== Exercise aim ==
Leave out the pictures, and retype only the lines from the beginning of the material through the line that contains "const zoneBoundaries = [0.25, 0.71]", including both.

== Dataset excerpt ==
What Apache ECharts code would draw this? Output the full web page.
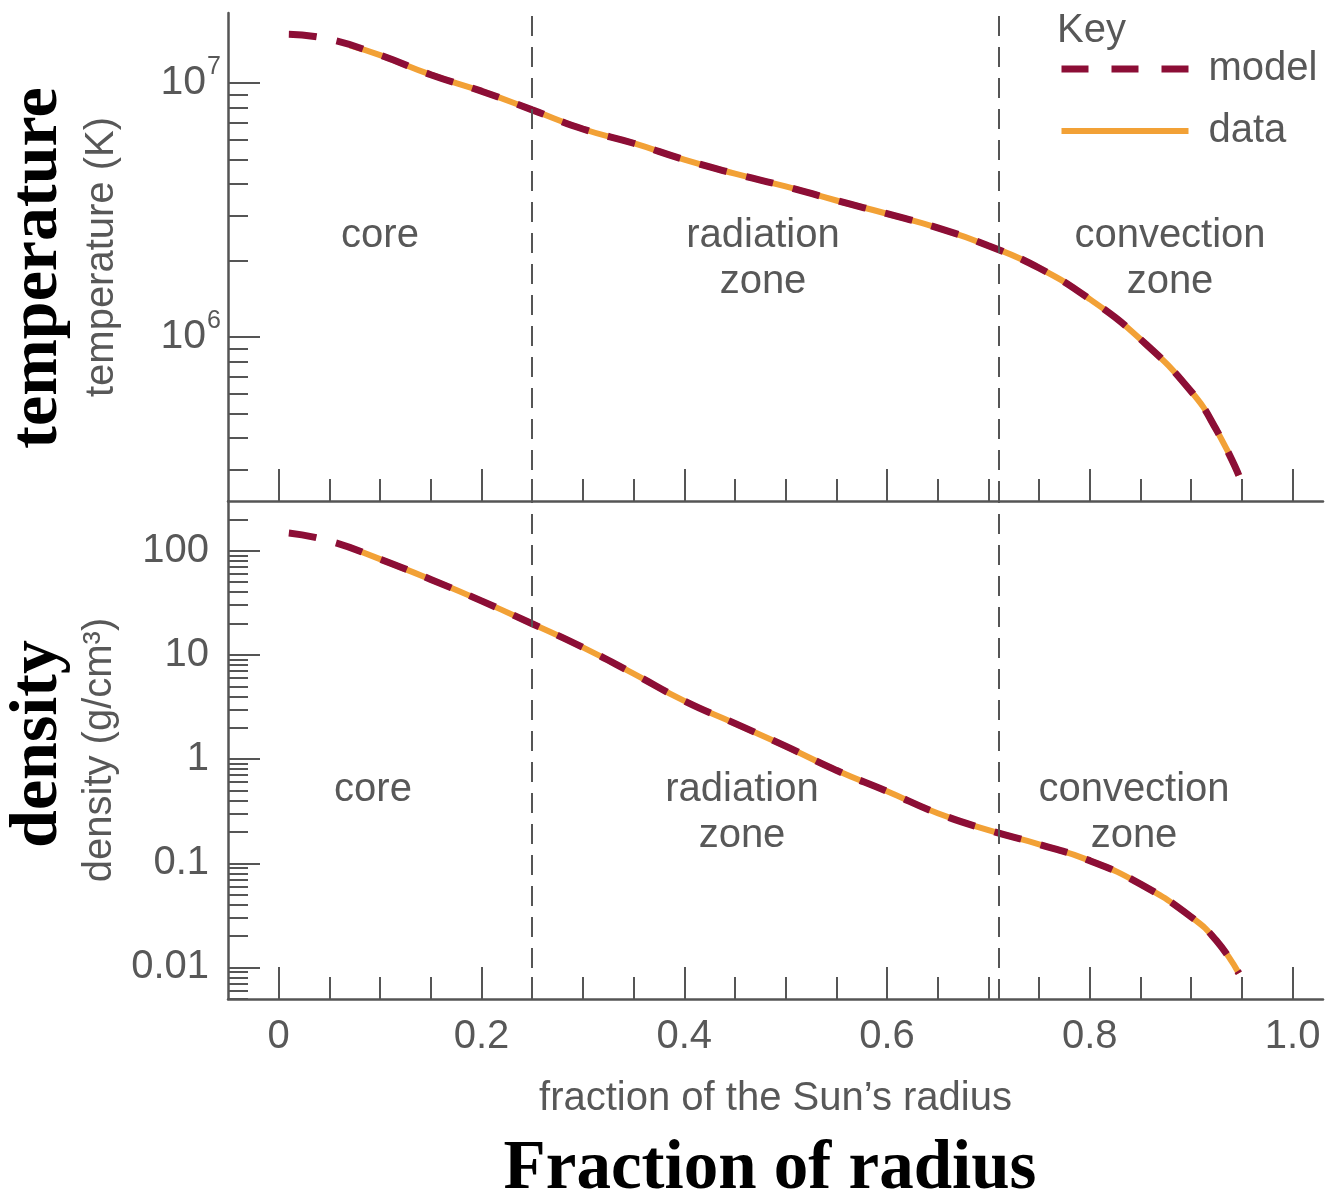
<!DOCTYPE html>
<html>
<head>
<meta charset="utf-8">
<title>Temperature and density inside the Sun</title>
<script src="https://cdn.jsdelivr.net/npm/echarts@6.0.0/dist/echarts.min.js"></script>
<style>
  html, body { margin: 0; padding: 0; background: #fff; }
  #chart { width: 1327px; height: 1198px; }
</style>
</head>
<body>
<div id="chart"></div>
<script>
// fraction of the Sun's radius
const modelRadius = [0.01, 0.05, 0.10, 0.15, 0.20, 0.25, 0.30, 0.35, 0.40, 0.45, 0.50, 0.55, 0.60, 0.65, 0.70, 0.75, 0.80, 0.85, 0.90, 0.925, 0.947]
// K
const modelTemperature = [1.56e7, 1.49e7, 1.29e7, 1.08e7, 9.3e6, 7.85e6, 6.6e6, 5.8e6, 5.0e6, 4.4e6, 3.92e6, 3.45e6, 3.06e6, 2.69e6, 2.29e6, 1.87e6, 1.41e6, 9.8e5, 6.1e5, 4.3e5, 2.85e5]
// g/cm3
const modelDensity = [148, 124, 83, 53, 33, 19.9, 11.8, 6.6, 3.62, 2.2, 1.33, 0.78, 0.49, 0.302, 0.208, 0.152, 0.106, 0.063, 0.0305, 0.018, 0.0088]

const dataRadius = [0.07, 0.10, 0.15, 0.20, 0.25, 0.30, 0.35, 0.40, 0.45, 0.50, 0.55, 0.60, 0.65, 0.70, 0.75, 0.80, 0.85, 0.90, 0.925, 0.947]
const dataTemperature = [1.41e7, 1.29e7, 1.08e7, 9.3e6, 7.85e6, 6.6e6, 5.8e6, 5.0e6, 4.4e6, 3.92e6, 3.45e6, 3.06e6, 2.69e6, 2.29e6, 1.87e6, 1.41e6, 9.8e5, 6.1e5, 4.3e5, 2.85e5]
const dataDensity = [108, 83, 53, 33, 19.9, 11.8, 6.6, 3.62, 2.2, 1.33, 0.78, 0.49, 0.302, 0.208, 0.152, 0.106, 0.063, 0.0305, 0.018, 0.0088]

// zone boundaries (core / radiation, radiation / convection)
const zoneBoundaries = [0.25, 0.71]

// ticks
const radiusMinorTicks = [0, 0.05, 0.1, 0.15, 0.2, 0.25, 0.3, 0.35, 0.4, 0.45, 0.5, 0.55, 0.6, 0.65, 0.7, 0.75, 0.8, 0.85, 0.9, 0.95, 1.0]
const radiusMajorTicks = [0, 0.2, 0.4, 0.6, 0.8, 1.0]
const radiusTickLabels = ['0', '0.2', '0.4', '0.6', '0.8', '1.0']

const temperatureRange = [2.26e5, 1.89e7]
const temperatureMajorTicks = [1e6, 1e7]
const temperatureMinorTicks = [3e5, 4e5, 5e5, 6e5, 7e5, 8e5, 9e5, 2e6, 3e6, 4e6, 5e6, 6e6, 7e6, 8e6, 9e6]

const densityRange = [0.00498, 300]
const densityMajorTicks = [0.01, 0.1, 1, 10, 100]
const densityTickLabels = ['0.01', '0.1', '1', '10', '100']
const densityMinorTicks = [
  0.005, 0.006, 0.007, 0.008, 0.009,
  0.02, 0.03, 0.04, 0.05, 0.06, 0.07, 0.08, 0.09,
  0.2, 0.3, 0.4, 0.5, 0.6, 0.7, 0.8, 0.9,
  2, 3, 4, 5, 6, 7, 8, 9,
  20, 30, 40, 50, 60, 70, 80, 90,
  200
]

const axisColor = '#555'
const textColor = '#585858'
const sans = '"Liberation Sans", Arial, sans-serif'
const serif = '"Liberation Serif", "Times New Roman", serif'
const modelColor = '#8c0e36'
const dataColor = '#f2a136'
const modelDash = [28, 20]

const lg = v => Math.log10(v)

const chart = echarts.init(document.getElementById('chart'))

function radiusAxis(gridIndex, ticks, tickLength, main, withLabels) {
  const axis = {
    type: 'value',
    gridIndex,
    position: 'bottom',
    min: -0.05,
    max: 1.03,
    axisLine: { show: main, onZero: false, lineStyle: { color: axisColor, width: 2.5 } },
    axisTick: { show: true, inside: true, length: tickLength, customValues: ticks, lineStyle: { color: axisColor, width: 2 } },
    axisLabel: { show: false },
    splitLine: { show: false }
  }
  if (withLabels) {
    axis.axisLabel = {
      show: true,
      customValues: radiusMajorTicks,
      margin: 18,
      color: textColor,
      fontFamily: sans,
      fontSize: 40,
      formatter: v => radiusTickLabels[radiusMajorTicks.findIndex(t => Math.abs(t - v) < 1e-6)]
    }
    axis.name = 'fraction of the Sun\u2019s radius'
    axis.nameLocation = 'middle'
    axis.nameGap = 80
    axis.nameTextStyle = { color: textColor, fontFamily: sans, fontSize: 40 }
  }
  return axis
}

function logAxis(gridIndex, range, ticks, tickLength, main) {
  return {
    type: 'value',
    gridIndex,
    position: 'left',
    min: lg(range[0]),
    max: lg(range[1]),
    axisLine: { show: main, onZero: false, lineStyle: { color: axisColor, width: 2.5 } },
    axisTick: { show: true, inside: true, length: tickLength, customValues: ticks.map(lg), lineStyle: { color: axisColor, width: 2 } },
    axisLabel: { show: false },
    splitLine: { show: false }
  }
}

const tempMain = logAxis(0, temperatureRange, temperatureMajorTicks, 32, true)
tempMain.axisLabel = {
  show: true,
  customValues: temperatureMajorTicks.map(lg),
  margin: 7,
  formatter: v => '{b|10}{s|' + Math.round(v) + '}',
  rich: {
    b: { fontFamily: sans, fontSize: 41, color: textColor },
    s: { fontFamily: sans, fontSize: 25, color: textColor, verticalAlign: 'top', padding: [0, 0, 32, 1] }
  }
}
tempMain.name = 'temperature (K)'
tempMain.nameLocation = 'middle'
tempMain.nameGap = 106
tempMain.nameTextStyle = { color: textColor, fontFamily: sans, fontSize: 40 }

const densMain = logAxis(1, densityRange, densityMajorTicks, 32, true)
densMain.axisLabel = {
  show: true,
  customValues: densityMajorTicks.map(lg),
  margin: 19,
  color: textColor,
  fontFamily: sans,
  fontSize: 40,
  formatter: v => densityTickLabels[densityMajorTicks.findIndex(t => Math.abs(lg(t) - v) < 1e-6)]
}
densMain.name = 'density (g/cm\u00b3)'
densMain.nameLocation = 'middle'
densMain.nameGap = 106
densMain.nameTextStyle = { color: textColor, fontFamily: sans, fontSize: 40 }

function modelSeries(name, xIdx, yIdx, xs, ys) {
  return {
    name,
    type: 'line',
    xAxisIndex: xIdx,
    yAxisIndex: yIdx,
    data: xs.map((r, i) => [r, lg(ys[i])]),
    smooth: 0.5,
    symbol: 'none',
    z: 4,
    lineStyle: { color: modelColor, width: 7, type: modelDash, cap: 'butt' },
    itemStyle: { color: modelColor },
    markLine: {
      silent: true,
      symbol: ['none', 'none'],
      label: { show: false },
      lineStyle: { color: axisColor, width: 2, type: [20, 11] },
      emphasis: { disabled: true },
      data: zoneBoundaries.map(b => ({ xAxis: b }))
    }
  }
}

function dataSeries(name, xIdx, yIdx, xs, ys) {
  return {
    name,
    type: 'line',
    xAxisIndex: xIdx,
    yAxisIndex: yIdx,
    data: xs.map((r, i) => [r, lg(ys[i])]),
    smooth: 0.5,
    symbol: 'none',
    z: 3,
    lineStyle: { color: dataColor, width: 6 },
    itemStyle: { color: dataColor }
  }
}

const zoneText = (text, x, y) => ({
  type: 'text',
  x, y,
  silent: true,
  style: { text, align: 'center', verticalAlign: 'middle', fill: textColor, font: '40px ' + sans, lineHeight: 46 }
})

const option = {
  animation: false,
  backgroundColor: '#fff',
  grid: [
    { left: 228, top: 13, width: 1095, height: 488, outerBoundsMode: 'none' },
    { left: 228, top: 501, width: 1095, height: 498, outerBoundsMode: 'none' }
  ],
  legend: {
    orient: 'vertical',
    left: 1058,
    top: 48,
    padding: 0,
    itemWidth: 127,
    itemHeight: 20,
    itemGap: 20,
    itemStyle: { opacity: 0 },
    data: [
      { name: 'model', lineStyle: { width: 7, type: [27, 23], cap: 'butt' } },
      { name: 'data', lineStyle: { width: 6 } }
    ],
    textStyle: { color: textColor, fontFamily: sans, fontSize: 40, lineHeight: 42, padding: [0, 0, 0, 15] }
  },
  xAxis: [
    radiusAxis(0, radiusMinorTicks, 22, true, false),
    radiusAxis(0, radiusMajorTicks, 32, false, false),
    radiusAxis(1, radiusMinorTicks, 22, true, true),
    radiusAxis(1, radiusMajorTicks, 32, false, false)
  ],
  yAxis: [
    tempMain,
    logAxis(0, temperatureRange, temperatureMinorTicks, 20, false),
    densMain,
    logAxis(1, densityRange, densityMinorTicks, 20, false)
  ],
  series: [
    dataSeries('data', 0, 0, dataRadius, dataTemperature),
    modelSeries('model', 0, 0, modelRadius, modelTemperature),
    dataSeries('data', 2, 2, dataRadius, dataDensity),
    modelSeries('model', 2, 2, modelRadius, modelDensity)
  ],
  graphic: [
    { type: 'text', x: 1057, y: 31, silent: true, style: { text: 'Key', verticalAlign: 'middle', fill: textColor, font: '40px ' + sans } },
    zoneText('core', 380, 236),
    zoneText('radiation\nzone', 763, 259),
    zoneText('convection\nzone', 1170, 259),
    zoneText('core', 373, 790),
    zoneText('radiation\nzone', 742, 813),
    zoneText('convection\nzone', 1134, 813),
    { type: 'text', x: 38, y: 268, rotation: Math.PI / 2, silent: true, style: { text: 'temperature', align: 'center', verticalAlign: 'middle', fill: '#000', font: 'bold 68px ' + serif } },
    { type: 'text', x: 38, y: 744, rotation: Math.PI / 2, silent: true, style: { text: 'density', align: 'center', verticalAlign: 'middle', fill: '#000', font: 'bold 68px ' + serif } },
    { type: 'text', x: 770, y: 1170, silent: true, style: { text: 'Fraction of radius', align: 'center', verticalAlign: 'middle', fill: '#000', font: 'bold 69px ' + serif } }
  ]
}

chart.setOption(option)

window.addEventListener('resize', () => chart.resize())
</script>
</body>
</html>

== Answer to this task ==
What Apache ECharts code would draw this? Output the full web page.
<!DOCTYPE html>
<html>
<head>
<meta charset="utf-8">
<title>Temperature and density inside the Sun</title>
<script src="https://cdn.jsdelivr.net/npm/echarts@6.0.0/dist/echarts.min.js"></script>
<style>
  html, body { margin: 0; padding: 0; background: #fff; }
  #chart { width: 1327px; height: 1198px; }
</style>
</head>
<body>
<div id="chart"></div>
<script>
// fraction of the Sun's radius
const modelRadius = [0.01, 0.05, 0.10, 0.15, 0.20, 0.25, 0.30, 0.35, 0.40, 0.45, 0.50, 0.55, 0.60, 0.65, 0.70, 0.75, 0.80, 0.85, 0.90, 0.925, 0.947]
// K
const modelTemperature = [1.56e7, 1.49e7, 1.29e7, 1.08e7, 9.3e6, 7.85e6, 6.6e6, 5.8e6, 5.0e6, 4.4e6, 3.92e6, 3.45e6, 3.06e6, 2.69e6, 2.29e6, 1.87e6, 1.41e6, 9.8e5, 6.1e5, 4.3e5, 2.85e5]
// g/cm3
const modelDensity = [148, 124, 83, 53, 33, 19.9, 11.8, 6.6, 3.62, 2.2, 1.33, 0.78, 0.49, 0.302, 0.208, 0.152, 0.106, 0.063, 0.0305, 0.018, 0.0088]

const dataRadius = [0.07, 0.10, 0.15, 0.20, 0.25, 0.30, 0.35, 0.40, 0.45, 0.50, 0.55, 0.60, 0.65, 0.70, 0.75, 0.80, 0.85, 0.90, 0.925, 0.947]
const dataTemperature = [1.41e7, 1.29e7, 1.08e7, 9.3e6, 7.85e6, 6.6e6, 5.8e6, 5.0e6, 4.4e6, 3.92e6, 3.45e6, 3.06e6, 2.69e6, 2.29e6, 1.87e6, 1.41e6, 9.8e5, 6.1e5, 4.3e5, 2.85e5]
const dataDensity = [108, 83, 53, 33, 19.9, 11.8, 6.6, 3.62, 2.2, 1.33, 0.78, 0.49, 0.302, 0.208, 0.152, 0.106, 0.063, 0.0305, 0.018, 0.0088]

// zone boundaries (core / radiation, radiation / convection)
const zoneBoundaries = [0.25, 0.71]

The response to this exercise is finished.